To say that this is an astounding piece of work would be an understatement of the year. One does not remember any book of this kind published in India or elsewhere. Not that there aren’t biographical works on astronomers. Subodh Mahanti himself provides 109 references and there surely must be many more, especially in other languages. One can assure him that he has achieved his intention splendiferously. It should be on the bookshelf of every student for the sheer amount of knowledge that he has collected and presented in the most reader-friendly way imaginable. Mahanti has been writing on astronomers and other scientists for more than a decade now for the popular bi-lingual science magazine cum-monthly newsletter called Dream 2047 published by Vigyan Prasar which itself had undertaken special programmes and national campaigns built around celestial events like Total Solar Eclipse (1995, 1999) and Venus Transit (2004).
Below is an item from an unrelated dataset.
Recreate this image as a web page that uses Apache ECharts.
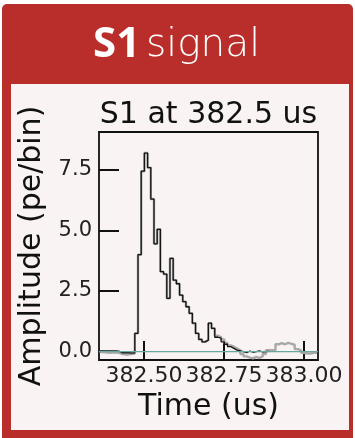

This book, a collection of the articles he had written, was put together in part to celebrate the International Year of Astronomy (IYA 2009), happily to coincide with the 400th anniversary of the first recorded astronomical observations with a telescope by Galileo Galilie and the publication of Johannes Kepler’s Astronomia Nova (New Astronomy). Though Hipparchus of Rhodes (ca 190 ca 120 BC) is considered the greatest astronomer of antiquity, and Claudius Ptolemy (ca AD 90-168) “the last great classical astronomer, Mahanti has taken special care to write about Aryabhata (ca AD 476) and his disciples like Pandurangasvami, Latadeva, Prabhakara and Nihsanku, unfamiliar names even to Indians themselves. But credit for propagating Aryabhata goes to Bhaskara (ca AD 600). While Aryabhata postulated rules for indeterminate analysis, it was Bhaskara who elaborated them and suggested their application to astronomy. It is interesting to know that the first Indian-built satellite launched by a rocket of the erstwhile Soviet Union in 1975 was named after Aryabhata.
Not surprisingly, so attractive is the writing that it is difficult to put the book down once one picks it up for just curiosity’s sake. Another attraction of the book is that it is richly illustrated. That is what education is all about, to tell us about the legitimate originators of knowledge and how they came to acquire it.